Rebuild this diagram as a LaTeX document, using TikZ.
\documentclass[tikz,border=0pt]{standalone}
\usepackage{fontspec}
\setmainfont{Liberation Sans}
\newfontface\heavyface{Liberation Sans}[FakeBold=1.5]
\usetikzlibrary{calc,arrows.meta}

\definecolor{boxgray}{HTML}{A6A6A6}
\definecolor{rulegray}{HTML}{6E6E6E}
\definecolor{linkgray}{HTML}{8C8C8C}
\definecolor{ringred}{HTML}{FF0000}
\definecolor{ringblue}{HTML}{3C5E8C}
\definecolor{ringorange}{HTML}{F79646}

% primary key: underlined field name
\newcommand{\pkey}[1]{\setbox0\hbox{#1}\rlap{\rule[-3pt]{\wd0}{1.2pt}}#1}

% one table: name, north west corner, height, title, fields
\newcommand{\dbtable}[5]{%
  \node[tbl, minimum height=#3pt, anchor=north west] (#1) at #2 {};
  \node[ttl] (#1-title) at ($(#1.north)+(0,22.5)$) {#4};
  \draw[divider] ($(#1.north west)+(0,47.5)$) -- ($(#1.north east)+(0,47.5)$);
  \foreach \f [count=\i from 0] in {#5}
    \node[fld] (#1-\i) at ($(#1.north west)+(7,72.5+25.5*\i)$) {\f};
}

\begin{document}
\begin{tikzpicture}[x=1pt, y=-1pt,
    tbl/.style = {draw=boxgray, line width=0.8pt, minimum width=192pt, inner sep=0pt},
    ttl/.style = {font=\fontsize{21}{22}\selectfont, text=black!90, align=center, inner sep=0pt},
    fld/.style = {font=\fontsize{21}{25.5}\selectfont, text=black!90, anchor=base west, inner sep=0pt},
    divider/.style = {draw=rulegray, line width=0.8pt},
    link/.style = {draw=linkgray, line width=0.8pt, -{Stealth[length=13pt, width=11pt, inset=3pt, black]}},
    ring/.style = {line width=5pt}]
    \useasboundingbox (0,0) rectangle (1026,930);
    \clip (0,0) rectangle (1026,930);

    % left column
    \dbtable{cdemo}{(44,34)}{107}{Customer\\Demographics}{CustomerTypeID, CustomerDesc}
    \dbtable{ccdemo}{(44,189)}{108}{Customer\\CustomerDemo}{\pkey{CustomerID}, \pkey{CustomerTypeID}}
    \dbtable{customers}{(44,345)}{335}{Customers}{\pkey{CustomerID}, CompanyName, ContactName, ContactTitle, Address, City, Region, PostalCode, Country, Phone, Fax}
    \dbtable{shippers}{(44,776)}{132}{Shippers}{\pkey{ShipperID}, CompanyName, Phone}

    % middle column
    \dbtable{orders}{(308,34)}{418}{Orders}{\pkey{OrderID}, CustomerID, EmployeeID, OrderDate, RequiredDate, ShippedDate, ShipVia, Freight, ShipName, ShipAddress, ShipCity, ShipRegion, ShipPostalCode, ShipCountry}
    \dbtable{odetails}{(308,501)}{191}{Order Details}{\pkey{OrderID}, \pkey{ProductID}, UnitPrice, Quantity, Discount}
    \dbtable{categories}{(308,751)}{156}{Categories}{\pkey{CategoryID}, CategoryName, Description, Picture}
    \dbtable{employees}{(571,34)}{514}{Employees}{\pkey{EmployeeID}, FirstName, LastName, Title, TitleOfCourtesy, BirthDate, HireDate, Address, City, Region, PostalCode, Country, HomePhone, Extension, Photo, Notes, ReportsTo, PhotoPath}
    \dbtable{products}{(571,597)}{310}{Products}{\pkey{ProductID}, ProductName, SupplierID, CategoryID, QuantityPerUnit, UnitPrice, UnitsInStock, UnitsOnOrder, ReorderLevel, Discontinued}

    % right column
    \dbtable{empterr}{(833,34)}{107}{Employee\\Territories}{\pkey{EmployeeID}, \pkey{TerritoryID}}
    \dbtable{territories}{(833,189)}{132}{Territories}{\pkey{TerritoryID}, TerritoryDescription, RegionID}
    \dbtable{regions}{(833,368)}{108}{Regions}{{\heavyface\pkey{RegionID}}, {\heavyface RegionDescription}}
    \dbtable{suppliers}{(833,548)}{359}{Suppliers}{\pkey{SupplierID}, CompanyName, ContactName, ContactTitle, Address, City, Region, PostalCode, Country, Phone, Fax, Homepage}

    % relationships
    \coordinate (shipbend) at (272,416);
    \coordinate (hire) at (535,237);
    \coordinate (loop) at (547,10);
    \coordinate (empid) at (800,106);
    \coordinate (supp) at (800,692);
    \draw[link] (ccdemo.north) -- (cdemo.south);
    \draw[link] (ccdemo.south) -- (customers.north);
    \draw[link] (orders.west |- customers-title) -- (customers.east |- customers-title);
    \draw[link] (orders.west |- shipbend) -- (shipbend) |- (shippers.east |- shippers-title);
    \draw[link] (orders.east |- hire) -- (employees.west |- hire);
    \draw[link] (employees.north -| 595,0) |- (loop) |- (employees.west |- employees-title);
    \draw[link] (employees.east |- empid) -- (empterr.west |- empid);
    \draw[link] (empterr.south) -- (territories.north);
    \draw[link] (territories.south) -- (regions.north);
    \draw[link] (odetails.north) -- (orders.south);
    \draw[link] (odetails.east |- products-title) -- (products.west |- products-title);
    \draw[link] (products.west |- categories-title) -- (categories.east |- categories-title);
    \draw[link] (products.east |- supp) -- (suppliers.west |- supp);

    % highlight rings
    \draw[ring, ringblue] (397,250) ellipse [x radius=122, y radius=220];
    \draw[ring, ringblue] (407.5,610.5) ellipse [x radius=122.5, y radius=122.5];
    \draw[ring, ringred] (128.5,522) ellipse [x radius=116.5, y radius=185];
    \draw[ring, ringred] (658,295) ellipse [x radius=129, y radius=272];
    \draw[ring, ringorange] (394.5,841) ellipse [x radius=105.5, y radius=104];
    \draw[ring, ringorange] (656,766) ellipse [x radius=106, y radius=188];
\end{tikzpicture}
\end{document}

++++++

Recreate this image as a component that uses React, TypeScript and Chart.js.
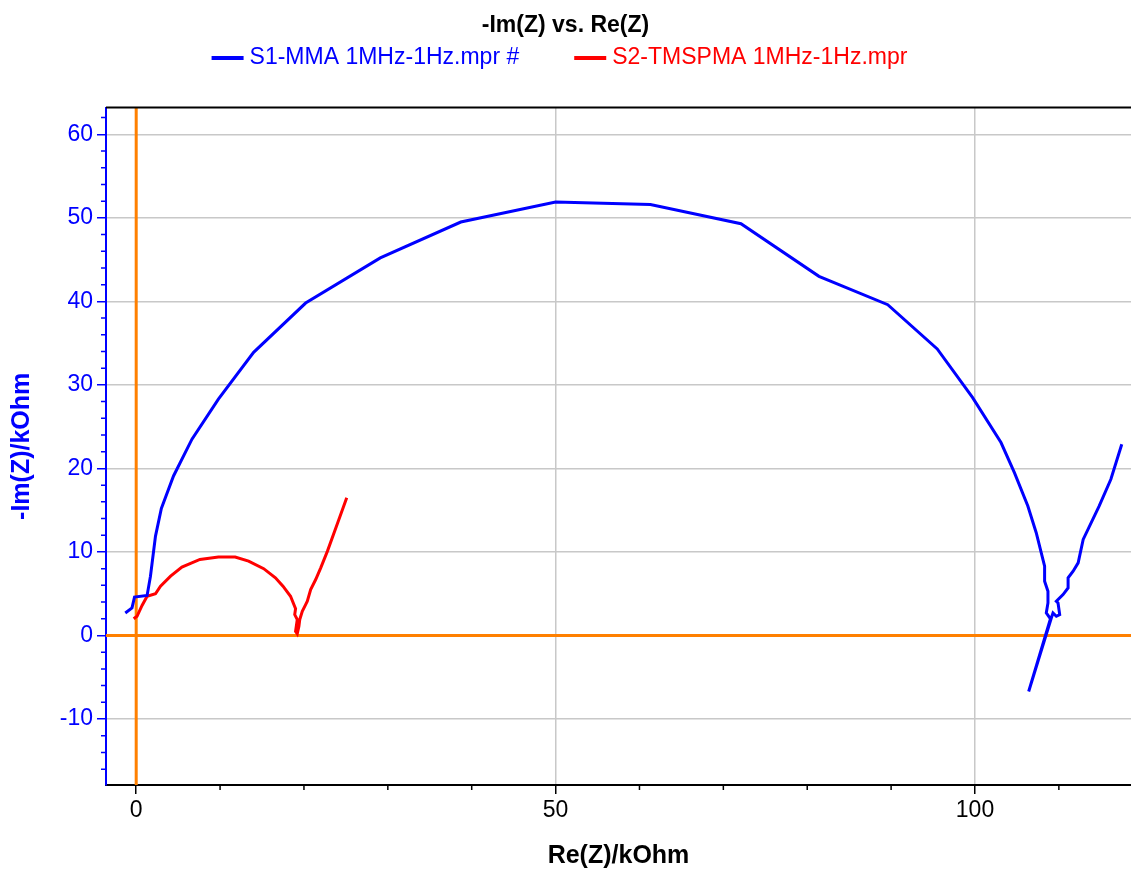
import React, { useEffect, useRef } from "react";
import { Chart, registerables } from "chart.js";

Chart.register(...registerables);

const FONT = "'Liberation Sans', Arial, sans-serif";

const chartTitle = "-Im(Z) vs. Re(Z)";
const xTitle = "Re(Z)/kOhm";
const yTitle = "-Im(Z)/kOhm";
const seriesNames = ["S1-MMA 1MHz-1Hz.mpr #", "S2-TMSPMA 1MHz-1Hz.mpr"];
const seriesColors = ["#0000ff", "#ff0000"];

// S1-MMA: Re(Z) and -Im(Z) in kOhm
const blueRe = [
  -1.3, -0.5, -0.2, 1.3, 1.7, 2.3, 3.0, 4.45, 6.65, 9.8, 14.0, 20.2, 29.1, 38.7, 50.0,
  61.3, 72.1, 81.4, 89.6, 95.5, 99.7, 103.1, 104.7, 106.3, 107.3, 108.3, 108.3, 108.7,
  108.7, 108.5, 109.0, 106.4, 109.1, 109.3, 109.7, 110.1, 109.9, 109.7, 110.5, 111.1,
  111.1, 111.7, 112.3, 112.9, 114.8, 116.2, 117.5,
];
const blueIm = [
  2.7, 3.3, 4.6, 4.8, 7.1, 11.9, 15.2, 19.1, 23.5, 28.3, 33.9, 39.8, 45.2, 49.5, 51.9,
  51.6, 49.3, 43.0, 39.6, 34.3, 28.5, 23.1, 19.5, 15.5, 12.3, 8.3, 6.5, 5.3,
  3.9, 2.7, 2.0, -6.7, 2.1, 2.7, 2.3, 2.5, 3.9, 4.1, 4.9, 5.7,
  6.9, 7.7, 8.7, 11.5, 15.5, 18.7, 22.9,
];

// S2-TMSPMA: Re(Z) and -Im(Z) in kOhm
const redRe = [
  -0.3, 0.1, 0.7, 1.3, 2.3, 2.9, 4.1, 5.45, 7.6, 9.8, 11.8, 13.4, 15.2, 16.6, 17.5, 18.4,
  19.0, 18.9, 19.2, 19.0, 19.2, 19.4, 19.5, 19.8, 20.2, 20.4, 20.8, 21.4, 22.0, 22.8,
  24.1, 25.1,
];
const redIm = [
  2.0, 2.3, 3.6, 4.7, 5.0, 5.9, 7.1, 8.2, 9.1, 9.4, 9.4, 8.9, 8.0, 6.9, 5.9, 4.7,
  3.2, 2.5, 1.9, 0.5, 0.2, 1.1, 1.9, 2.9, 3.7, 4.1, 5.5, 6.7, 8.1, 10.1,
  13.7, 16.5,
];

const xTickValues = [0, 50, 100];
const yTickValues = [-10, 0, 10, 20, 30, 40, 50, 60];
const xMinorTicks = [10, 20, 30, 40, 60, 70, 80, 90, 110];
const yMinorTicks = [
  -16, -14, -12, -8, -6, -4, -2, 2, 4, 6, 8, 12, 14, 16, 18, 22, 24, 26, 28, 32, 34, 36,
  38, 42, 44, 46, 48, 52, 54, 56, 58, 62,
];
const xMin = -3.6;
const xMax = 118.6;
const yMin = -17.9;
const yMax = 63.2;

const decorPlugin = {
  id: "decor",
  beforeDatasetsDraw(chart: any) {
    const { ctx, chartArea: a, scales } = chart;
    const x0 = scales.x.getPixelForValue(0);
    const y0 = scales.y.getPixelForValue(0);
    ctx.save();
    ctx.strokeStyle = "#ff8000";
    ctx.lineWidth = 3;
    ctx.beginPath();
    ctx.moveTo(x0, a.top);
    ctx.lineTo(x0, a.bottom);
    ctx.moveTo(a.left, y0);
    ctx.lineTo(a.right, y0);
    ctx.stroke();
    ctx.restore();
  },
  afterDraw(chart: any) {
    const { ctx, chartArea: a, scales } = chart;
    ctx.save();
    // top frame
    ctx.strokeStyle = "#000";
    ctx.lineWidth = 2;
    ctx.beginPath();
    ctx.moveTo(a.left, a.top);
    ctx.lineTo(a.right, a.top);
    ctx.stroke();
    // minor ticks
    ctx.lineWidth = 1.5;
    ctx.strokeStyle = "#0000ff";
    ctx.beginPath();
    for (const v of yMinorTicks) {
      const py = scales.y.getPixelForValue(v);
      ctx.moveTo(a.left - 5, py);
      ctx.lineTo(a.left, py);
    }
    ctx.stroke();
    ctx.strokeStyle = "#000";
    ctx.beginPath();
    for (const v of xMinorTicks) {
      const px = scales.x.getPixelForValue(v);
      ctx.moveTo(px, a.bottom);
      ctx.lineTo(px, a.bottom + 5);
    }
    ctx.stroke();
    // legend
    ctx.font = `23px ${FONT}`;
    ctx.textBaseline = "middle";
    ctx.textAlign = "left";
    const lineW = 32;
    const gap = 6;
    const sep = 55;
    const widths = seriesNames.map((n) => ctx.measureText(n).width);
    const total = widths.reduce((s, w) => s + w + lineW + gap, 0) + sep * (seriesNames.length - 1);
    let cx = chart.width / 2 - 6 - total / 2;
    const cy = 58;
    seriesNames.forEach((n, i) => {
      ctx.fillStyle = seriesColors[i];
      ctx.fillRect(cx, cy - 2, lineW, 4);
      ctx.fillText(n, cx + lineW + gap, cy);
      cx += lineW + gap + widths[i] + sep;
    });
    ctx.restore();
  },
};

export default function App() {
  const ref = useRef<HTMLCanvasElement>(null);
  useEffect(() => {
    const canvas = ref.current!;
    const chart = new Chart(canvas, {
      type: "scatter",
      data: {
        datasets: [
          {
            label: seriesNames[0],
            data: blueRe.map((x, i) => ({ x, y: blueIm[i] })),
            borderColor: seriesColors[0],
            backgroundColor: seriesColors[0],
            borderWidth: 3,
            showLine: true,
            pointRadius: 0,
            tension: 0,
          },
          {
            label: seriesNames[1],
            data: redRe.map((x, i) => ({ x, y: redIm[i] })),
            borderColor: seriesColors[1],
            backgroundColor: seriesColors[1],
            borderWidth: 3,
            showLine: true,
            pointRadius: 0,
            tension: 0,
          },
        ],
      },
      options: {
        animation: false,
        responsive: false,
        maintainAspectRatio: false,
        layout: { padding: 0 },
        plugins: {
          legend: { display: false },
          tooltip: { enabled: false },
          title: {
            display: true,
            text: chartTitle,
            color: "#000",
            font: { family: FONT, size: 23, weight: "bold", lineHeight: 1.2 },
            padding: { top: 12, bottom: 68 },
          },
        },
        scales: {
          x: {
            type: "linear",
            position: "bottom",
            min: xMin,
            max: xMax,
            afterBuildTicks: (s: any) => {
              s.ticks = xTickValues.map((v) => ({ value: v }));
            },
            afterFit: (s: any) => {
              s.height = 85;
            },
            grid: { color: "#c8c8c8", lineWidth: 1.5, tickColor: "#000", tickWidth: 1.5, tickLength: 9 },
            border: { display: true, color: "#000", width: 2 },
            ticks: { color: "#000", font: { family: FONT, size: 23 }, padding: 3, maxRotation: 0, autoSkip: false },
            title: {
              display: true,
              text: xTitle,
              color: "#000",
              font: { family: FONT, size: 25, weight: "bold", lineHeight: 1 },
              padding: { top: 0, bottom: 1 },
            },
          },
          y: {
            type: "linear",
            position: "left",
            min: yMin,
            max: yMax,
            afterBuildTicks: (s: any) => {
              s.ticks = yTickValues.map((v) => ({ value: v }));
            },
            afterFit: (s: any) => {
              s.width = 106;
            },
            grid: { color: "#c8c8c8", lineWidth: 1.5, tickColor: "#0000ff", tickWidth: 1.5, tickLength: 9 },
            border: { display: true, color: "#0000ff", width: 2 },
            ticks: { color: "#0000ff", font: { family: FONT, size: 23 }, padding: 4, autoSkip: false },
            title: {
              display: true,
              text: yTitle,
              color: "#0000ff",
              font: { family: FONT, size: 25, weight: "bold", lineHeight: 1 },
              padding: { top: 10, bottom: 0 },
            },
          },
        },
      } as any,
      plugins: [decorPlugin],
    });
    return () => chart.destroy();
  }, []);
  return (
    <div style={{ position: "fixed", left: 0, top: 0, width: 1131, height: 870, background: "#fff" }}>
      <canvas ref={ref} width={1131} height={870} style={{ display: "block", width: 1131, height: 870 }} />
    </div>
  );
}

++++++

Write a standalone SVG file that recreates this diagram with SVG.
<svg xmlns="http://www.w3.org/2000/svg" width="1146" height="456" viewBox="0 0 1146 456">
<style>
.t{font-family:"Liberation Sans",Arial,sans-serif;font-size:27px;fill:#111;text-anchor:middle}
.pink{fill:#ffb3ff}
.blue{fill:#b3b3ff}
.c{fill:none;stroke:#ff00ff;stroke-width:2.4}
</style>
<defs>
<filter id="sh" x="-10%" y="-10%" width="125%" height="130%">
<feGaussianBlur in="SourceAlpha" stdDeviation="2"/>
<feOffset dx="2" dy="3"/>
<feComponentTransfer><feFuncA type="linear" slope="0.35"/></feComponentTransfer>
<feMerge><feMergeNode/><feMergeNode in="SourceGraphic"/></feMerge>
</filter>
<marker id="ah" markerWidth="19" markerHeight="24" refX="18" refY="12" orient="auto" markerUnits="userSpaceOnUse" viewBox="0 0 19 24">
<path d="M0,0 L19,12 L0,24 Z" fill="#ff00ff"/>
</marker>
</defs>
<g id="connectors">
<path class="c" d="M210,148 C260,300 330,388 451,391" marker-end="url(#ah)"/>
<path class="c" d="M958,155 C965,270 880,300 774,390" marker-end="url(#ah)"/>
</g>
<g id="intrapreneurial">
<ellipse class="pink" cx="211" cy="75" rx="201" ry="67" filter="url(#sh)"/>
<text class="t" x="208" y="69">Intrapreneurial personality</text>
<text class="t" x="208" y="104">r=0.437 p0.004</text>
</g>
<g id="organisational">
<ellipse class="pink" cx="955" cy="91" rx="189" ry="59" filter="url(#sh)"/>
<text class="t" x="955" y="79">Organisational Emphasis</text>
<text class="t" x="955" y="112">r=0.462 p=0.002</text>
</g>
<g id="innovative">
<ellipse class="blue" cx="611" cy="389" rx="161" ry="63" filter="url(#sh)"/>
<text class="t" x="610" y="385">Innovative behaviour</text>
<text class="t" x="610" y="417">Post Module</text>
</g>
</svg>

++++++

→ **The exercise**:
Repeat only the lines running from "Recreate this image" to "const yMax = 63.2;", ends included, and leave the pictures out.

→ **Answer for this exercise**:
Recreate this image as a component that uses React, TypeScript and Chart.js.
import React, { useEffect, useRef } from "react";
import { Chart, registerables } from "chart.js";

Chart.register(...registerables);

const FONT = "'Liberation Sans', Arial, sans-serif";

const chartTitle = "-Im(Z) vs. Re(Z)";
const xTitle = "Re(Z)/kOhm";
const yTitle = "-Im(Z)/kOhm";
const seriesNames = ["S1-MMA 1MHz-1Hz.mpr #", "S2-TMSPMA 1MHz-1Hz.mpr"];
const seriesColors = ["#0000ff", "#ff0000"];

// S1-MMA: Re(Z) and -Im(Z) in kOhm
const blueRe = [
  -1.3, -0.5, -0.2, 1.3, 1.7, 2.3, 3.0, 4.45, 6.65, 9.8, 14.0, 20.2, 29.1, 38.7, 50.0,
  61.3, 72.1, 81.4, 89.6, 95.5, 99.7, 103.1, 104.7, 106.3, 107.3, 108.3, 108.3, 108.7,
  108.7, 108.5, 109.0, 106.4, 109.1, 109.3, 109.7, 110.1, 109.9, 109.7, 110.5, 111.1,
  111.1, 111.7, 112.3, 112.9, 114.8, 116.2, 117.5,
];
const blueIm = [
  2.7, 3.3, 4.6, 4.8, 7.1, 11.9, 15.2, 19.1, 23.5, 28.3, 33.9, 39.8, 45.2, 49.5, 51.9,
  51.6, 49.3, 43.0, 39.6, 34.3, 28.5, 23.1, 19.5, 15.5, 12.3, 8.3, 6.5, 5.3,
  3.9, 2.7, 2.0, -6.7, 2.1, 2.7, 2.3, 2.5, 3.9, 4.1, 4.9, 5.7,
  6.9, 7.7, 8.7, 11.5, 15.5, 18.7, 22.9,
];

// S2-TMSPMA: Re(Z) and -Im(Z) in kOhm
const redRe = [
  -0.3, 0.1, 0.7, 1.3, 2.3, 2.9, 4.1, 5.45, 7.6, 9.8, 11.8, 13.4, 15.2, 16.6, 17.5, 18.4,
  19.0, 18.9, 19.2, 19.0, 19.2, 19.4, 19.5, 19.8, 20.2, 20.4, 20.8, 21.4, 22.0, 22.8,
  24.1, 25.1,
];
const redIm = [
  2.0, 2.3, 3.6, 4.7, 5.0, 5.9, 7.1, 8.2, 9.1, 9.4, 9.4, 8.9, 8.0, 6.9, 5.9, 4.7,
  3.2, 2.5, 1.9, 0.5, 0.2, 1.1, 1.9, 2.9, 3.7, 4.1, 5.5, 6.7, 8.1, 10.1,
  13.7, 16.5,
];

const xTickValues = [0, 50, 100];
const yTickValues = [-10, 0, 10, 20, 30, 40, 50, 60];
const xMinorTicks = [10, 20, 30, 40, 60, 70, 80, 90, 110];
const yMinorTicks = [
  -16, -14, -12, -8, -6, -4, -2, 2, 4, 6, 8, 12, 14, 16, 18, 22, 24, 26, 28, 32, 34, 36,
  38, 42, 44, 46, 48, 52, 54, 56, 58, 62,
];
const xMin = -3.6;
const xMax = 118.6;
const yMin = -17.9;
const yMax = 63.2;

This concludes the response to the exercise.